(Saved entries)
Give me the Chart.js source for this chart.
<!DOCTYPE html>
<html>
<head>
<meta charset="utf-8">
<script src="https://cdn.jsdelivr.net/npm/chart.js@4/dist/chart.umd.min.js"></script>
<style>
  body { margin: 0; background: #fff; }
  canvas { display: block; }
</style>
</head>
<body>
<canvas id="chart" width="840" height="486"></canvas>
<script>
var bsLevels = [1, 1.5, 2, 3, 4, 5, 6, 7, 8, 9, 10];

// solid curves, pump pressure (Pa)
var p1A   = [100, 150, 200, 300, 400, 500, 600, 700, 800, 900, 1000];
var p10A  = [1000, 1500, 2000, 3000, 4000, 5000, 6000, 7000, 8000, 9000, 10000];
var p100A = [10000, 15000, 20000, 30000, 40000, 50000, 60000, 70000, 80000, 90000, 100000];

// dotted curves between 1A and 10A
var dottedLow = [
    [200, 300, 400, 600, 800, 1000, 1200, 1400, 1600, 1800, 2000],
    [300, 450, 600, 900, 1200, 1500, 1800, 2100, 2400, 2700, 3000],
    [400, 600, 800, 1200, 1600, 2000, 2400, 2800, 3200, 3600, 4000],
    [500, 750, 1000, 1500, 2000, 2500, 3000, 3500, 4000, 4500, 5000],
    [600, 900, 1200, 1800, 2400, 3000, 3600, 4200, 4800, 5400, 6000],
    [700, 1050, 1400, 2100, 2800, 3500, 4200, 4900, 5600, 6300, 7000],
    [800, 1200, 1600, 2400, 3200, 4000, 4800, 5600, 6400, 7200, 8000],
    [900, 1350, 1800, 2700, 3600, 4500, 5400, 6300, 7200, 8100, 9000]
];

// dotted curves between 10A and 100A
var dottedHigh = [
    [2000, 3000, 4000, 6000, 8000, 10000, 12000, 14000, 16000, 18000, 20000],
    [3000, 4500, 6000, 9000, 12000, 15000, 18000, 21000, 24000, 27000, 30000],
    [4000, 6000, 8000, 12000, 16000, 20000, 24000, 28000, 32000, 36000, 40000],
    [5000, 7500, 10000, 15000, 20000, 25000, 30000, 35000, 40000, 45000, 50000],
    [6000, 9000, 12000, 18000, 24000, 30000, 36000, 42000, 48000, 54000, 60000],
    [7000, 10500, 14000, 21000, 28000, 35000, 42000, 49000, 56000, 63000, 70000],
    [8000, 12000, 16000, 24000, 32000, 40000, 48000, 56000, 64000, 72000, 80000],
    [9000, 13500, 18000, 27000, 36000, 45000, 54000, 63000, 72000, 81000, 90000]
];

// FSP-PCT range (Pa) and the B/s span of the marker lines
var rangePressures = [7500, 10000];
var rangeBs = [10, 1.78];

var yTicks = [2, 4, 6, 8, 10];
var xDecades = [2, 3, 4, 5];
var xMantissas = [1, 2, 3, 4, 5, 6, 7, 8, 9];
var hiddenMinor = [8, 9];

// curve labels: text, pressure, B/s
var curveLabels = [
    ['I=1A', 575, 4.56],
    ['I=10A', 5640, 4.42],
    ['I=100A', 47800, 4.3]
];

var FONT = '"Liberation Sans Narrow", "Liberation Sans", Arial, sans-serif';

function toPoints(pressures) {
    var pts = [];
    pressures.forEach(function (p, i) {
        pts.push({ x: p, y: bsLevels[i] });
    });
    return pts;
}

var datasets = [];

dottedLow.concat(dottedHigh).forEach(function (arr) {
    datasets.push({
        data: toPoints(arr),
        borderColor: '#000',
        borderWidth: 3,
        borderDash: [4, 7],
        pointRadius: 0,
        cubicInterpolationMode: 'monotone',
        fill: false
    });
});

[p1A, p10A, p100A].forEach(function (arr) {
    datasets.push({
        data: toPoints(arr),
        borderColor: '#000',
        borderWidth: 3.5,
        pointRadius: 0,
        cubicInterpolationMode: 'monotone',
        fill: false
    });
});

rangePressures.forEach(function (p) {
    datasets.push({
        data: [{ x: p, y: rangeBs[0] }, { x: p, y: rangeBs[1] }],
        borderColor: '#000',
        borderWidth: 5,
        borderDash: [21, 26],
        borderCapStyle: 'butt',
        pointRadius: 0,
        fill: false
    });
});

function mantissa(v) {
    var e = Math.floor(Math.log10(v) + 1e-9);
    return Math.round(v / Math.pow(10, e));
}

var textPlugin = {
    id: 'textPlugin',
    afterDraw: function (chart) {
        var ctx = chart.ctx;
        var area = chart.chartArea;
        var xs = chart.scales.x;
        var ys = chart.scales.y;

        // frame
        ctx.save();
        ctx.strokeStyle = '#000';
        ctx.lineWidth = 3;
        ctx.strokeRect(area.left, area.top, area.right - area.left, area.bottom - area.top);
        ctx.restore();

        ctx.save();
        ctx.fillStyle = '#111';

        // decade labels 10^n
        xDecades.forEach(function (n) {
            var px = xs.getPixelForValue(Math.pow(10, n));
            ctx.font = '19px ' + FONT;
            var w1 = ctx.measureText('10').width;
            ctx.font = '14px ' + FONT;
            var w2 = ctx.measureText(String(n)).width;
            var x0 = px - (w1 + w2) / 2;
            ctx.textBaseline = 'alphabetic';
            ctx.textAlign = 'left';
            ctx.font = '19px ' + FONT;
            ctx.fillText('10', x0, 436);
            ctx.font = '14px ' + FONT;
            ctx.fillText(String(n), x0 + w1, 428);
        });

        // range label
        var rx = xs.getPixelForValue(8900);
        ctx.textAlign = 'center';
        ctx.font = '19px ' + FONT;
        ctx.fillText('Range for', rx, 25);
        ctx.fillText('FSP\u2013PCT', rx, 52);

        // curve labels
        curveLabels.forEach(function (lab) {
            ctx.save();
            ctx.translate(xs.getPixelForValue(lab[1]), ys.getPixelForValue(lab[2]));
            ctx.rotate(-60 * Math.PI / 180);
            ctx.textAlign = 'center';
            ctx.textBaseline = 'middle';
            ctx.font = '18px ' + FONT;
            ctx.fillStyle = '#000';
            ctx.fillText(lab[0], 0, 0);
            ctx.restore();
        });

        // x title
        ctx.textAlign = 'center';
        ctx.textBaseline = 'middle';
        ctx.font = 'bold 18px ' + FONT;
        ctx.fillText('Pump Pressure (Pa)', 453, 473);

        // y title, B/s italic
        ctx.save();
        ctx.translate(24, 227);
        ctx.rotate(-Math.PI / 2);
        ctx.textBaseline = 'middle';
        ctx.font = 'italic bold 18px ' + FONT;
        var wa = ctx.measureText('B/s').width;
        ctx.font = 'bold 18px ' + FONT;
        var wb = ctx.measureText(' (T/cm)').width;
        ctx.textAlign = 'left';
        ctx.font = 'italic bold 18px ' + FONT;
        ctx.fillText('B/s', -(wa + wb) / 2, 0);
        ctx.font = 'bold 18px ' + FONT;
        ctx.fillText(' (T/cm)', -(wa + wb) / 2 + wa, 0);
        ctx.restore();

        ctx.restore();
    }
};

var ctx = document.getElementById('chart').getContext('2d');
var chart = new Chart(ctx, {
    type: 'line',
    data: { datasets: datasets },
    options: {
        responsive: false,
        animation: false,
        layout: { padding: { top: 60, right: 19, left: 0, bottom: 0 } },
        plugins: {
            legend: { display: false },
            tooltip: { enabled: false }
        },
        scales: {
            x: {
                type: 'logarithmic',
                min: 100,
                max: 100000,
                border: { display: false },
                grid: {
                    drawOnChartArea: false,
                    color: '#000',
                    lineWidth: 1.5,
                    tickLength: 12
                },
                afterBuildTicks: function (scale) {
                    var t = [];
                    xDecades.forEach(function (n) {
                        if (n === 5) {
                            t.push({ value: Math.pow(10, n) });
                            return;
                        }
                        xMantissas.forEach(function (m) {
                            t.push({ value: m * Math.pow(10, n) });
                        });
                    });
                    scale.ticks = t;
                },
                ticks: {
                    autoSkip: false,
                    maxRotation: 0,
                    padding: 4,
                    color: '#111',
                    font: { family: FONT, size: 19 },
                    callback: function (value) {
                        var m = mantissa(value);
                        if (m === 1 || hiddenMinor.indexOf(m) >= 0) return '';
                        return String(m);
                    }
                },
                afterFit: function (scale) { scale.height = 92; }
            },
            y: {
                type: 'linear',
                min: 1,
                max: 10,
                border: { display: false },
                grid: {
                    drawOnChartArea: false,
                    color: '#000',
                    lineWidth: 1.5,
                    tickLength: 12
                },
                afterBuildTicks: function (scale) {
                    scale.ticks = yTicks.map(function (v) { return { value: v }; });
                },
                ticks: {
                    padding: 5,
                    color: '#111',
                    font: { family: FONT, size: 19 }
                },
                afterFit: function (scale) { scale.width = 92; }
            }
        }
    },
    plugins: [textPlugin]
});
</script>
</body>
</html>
--
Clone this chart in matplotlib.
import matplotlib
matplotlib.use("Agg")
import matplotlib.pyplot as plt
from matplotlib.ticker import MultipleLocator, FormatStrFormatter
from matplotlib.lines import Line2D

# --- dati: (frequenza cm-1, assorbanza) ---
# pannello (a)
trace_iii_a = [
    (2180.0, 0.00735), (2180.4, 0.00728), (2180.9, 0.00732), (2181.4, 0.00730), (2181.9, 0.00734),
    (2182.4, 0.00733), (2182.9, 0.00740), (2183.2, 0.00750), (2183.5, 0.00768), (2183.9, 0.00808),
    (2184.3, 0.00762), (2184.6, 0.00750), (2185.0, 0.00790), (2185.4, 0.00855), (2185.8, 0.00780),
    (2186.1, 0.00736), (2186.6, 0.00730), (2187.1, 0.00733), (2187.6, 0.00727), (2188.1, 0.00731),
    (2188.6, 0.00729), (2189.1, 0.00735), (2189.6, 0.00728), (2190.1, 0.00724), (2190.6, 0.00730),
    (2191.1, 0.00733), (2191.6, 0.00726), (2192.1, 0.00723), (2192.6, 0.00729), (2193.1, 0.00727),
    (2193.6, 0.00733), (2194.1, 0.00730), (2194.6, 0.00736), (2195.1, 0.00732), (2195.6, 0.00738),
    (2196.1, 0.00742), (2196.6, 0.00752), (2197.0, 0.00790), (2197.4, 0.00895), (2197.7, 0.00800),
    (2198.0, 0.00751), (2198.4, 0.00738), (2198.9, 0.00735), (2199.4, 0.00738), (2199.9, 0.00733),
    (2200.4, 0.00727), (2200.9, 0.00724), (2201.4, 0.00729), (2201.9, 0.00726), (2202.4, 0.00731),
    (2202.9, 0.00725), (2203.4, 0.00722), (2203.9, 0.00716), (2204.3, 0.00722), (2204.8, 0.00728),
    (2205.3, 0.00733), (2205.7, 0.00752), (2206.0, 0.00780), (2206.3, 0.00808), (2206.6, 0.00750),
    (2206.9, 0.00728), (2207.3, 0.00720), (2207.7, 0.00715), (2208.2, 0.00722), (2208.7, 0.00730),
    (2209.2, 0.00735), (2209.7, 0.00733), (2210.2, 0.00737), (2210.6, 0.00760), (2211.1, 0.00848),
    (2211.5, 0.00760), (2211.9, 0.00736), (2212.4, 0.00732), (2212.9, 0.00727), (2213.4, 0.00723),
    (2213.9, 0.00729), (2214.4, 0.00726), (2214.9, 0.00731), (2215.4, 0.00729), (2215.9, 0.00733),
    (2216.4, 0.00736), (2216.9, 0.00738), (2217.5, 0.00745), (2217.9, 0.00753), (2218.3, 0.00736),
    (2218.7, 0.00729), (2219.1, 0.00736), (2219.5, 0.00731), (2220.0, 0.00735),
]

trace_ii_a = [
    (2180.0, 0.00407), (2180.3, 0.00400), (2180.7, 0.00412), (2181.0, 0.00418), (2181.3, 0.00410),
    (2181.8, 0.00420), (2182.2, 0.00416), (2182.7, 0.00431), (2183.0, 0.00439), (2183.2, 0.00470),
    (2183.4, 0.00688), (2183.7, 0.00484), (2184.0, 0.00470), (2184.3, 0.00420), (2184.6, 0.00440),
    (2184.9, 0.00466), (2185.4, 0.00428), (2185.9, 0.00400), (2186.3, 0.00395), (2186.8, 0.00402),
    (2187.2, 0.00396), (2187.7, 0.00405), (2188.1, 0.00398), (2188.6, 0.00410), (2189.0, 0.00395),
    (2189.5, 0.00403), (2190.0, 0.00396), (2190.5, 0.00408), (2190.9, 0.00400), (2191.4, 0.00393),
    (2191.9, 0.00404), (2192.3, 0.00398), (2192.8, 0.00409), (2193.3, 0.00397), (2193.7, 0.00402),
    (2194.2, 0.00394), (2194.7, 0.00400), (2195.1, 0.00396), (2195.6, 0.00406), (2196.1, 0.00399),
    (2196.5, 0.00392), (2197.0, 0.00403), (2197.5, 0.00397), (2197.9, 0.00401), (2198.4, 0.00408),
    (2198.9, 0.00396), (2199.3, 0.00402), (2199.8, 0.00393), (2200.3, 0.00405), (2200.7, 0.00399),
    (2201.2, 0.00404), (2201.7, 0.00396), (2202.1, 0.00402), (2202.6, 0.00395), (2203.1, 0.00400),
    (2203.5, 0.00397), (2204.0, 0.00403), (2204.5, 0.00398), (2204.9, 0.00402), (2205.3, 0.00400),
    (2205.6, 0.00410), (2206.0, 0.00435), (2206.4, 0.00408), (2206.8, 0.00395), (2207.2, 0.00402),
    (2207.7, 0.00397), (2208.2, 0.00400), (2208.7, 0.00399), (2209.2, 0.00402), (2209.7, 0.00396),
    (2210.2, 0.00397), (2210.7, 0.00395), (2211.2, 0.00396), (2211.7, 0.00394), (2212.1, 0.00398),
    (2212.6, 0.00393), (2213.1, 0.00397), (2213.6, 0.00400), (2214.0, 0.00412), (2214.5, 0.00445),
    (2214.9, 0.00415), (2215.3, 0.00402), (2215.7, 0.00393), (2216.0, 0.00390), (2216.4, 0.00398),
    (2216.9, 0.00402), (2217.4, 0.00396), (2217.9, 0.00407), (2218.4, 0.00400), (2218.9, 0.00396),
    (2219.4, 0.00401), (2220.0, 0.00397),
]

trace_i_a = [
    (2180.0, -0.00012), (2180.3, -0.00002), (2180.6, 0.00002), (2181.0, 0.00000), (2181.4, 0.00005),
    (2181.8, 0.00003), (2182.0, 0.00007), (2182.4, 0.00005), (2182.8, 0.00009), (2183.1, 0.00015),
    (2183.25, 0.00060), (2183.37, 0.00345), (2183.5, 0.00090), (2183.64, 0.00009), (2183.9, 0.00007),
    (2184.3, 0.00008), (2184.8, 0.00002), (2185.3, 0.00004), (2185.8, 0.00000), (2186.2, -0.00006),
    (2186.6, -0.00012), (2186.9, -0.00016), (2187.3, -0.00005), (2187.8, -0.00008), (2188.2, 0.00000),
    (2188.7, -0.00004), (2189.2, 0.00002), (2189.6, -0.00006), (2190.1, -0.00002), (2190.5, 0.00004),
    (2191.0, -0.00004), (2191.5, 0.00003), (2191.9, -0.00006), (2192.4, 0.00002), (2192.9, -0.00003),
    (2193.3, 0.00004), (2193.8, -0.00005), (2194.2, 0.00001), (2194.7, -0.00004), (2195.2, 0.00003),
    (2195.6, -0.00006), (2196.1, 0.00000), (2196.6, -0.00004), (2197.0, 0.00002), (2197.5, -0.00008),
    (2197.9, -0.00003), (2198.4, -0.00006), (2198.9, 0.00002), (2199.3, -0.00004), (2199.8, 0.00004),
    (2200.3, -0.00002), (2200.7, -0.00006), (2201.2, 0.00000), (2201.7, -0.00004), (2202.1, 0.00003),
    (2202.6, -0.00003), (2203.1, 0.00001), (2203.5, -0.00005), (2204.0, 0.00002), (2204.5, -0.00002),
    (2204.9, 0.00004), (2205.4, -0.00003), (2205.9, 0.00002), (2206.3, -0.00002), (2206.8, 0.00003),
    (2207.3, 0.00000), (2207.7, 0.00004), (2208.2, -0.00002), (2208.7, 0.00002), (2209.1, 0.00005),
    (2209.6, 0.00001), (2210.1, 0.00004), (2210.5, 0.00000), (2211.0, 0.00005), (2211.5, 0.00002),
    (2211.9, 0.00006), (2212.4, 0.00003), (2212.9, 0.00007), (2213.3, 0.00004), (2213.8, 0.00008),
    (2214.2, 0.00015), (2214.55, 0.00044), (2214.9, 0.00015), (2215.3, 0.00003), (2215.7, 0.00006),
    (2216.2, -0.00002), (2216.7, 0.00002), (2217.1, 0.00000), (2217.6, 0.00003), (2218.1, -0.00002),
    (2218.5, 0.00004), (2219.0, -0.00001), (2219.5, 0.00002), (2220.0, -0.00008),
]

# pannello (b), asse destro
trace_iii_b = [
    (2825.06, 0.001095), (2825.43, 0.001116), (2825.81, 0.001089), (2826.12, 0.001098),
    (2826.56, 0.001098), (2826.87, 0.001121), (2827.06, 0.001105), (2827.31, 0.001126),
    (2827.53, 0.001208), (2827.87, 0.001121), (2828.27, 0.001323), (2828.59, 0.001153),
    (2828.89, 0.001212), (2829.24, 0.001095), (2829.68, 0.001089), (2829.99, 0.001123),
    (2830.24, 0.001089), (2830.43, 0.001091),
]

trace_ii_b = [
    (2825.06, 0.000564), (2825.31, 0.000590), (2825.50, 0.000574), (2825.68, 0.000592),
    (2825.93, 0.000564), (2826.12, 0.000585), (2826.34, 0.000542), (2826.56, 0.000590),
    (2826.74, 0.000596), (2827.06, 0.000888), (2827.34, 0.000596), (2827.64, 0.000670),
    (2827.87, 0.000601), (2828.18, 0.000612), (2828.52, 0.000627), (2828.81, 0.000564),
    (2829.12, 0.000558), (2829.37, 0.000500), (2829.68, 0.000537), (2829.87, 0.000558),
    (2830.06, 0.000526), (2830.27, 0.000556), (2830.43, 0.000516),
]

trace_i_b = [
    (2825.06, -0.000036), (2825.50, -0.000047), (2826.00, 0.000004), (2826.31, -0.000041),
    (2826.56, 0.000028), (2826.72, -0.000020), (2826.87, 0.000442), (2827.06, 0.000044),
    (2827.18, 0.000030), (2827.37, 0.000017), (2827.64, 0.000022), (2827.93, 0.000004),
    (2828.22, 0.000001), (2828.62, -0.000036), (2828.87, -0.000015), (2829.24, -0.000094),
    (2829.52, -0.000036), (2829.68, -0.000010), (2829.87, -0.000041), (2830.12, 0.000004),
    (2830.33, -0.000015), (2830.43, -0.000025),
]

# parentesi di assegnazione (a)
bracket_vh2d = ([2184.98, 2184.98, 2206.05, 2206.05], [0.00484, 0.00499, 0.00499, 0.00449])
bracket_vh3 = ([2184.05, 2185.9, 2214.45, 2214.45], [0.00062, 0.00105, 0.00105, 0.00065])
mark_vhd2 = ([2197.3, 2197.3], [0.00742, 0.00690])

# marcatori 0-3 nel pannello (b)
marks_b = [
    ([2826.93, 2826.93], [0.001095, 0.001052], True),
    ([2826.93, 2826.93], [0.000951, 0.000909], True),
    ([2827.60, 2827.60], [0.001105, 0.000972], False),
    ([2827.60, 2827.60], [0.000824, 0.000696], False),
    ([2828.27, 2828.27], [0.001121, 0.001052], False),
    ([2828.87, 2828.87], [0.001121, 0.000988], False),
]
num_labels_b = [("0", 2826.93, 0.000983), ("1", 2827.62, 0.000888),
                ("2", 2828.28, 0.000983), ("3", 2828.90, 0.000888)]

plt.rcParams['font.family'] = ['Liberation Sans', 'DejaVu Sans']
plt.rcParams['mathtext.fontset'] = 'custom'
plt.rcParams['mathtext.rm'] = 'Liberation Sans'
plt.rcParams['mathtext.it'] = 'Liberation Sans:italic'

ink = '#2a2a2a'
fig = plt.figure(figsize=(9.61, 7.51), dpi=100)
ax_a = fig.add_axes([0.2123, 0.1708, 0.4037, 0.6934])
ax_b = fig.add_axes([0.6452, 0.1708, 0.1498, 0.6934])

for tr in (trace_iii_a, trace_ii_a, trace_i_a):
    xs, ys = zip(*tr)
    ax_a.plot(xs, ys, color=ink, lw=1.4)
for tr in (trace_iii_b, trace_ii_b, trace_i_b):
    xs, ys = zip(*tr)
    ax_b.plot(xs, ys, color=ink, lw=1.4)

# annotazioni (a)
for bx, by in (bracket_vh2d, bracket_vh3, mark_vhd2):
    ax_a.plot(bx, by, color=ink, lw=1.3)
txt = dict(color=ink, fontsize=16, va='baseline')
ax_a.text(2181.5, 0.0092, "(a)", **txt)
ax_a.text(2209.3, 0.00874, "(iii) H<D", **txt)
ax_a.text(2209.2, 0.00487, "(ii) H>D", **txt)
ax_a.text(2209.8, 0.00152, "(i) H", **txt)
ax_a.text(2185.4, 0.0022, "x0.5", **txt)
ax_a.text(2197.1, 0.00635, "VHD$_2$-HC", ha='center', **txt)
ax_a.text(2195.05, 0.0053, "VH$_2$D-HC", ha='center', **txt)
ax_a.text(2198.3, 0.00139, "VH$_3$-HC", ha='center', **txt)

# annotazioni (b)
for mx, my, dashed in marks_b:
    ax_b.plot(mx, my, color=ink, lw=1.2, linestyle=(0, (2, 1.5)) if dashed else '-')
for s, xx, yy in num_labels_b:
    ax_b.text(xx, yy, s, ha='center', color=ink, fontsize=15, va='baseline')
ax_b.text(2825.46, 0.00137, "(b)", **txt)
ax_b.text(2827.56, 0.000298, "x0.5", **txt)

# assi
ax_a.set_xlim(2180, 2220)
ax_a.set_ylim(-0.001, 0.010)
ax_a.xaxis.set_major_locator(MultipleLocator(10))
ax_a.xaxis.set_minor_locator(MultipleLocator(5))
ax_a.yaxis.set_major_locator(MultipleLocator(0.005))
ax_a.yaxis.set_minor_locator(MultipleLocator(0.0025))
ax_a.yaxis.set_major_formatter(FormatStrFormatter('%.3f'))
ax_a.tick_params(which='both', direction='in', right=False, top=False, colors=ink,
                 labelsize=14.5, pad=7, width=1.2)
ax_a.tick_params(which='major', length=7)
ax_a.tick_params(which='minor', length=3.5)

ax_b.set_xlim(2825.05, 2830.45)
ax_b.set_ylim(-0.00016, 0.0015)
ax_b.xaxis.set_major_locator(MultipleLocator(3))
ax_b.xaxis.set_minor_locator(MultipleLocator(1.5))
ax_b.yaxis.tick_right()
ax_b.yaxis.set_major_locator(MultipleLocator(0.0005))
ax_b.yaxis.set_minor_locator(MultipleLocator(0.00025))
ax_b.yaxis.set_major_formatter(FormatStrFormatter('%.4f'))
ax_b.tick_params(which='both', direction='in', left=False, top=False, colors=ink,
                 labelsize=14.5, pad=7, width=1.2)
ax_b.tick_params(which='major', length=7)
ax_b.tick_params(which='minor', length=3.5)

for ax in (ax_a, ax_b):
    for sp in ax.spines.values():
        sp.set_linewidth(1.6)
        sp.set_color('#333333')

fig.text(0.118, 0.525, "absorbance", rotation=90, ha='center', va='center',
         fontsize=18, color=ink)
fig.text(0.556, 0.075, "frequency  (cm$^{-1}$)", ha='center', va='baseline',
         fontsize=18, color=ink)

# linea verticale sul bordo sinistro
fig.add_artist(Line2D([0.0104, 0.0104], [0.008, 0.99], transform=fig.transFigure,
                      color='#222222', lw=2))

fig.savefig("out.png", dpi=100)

__WRITTEN EXERCISE__
Provide an exact reproduction of only those lines that start at the line containing "Clone this chart in matplotlib." and end at the line containing "from matplotlib.lines import Line2D", inclusive.

__RESPONSE__
Clone this chart in matplotlib.
import matplotlib
matplotlib.use("Agg")
import matplotlib.pyplot as plt
from matplotlib.ticker import MultipleLocator, FormatStrFormatter
from matplotlib.lines import Line2D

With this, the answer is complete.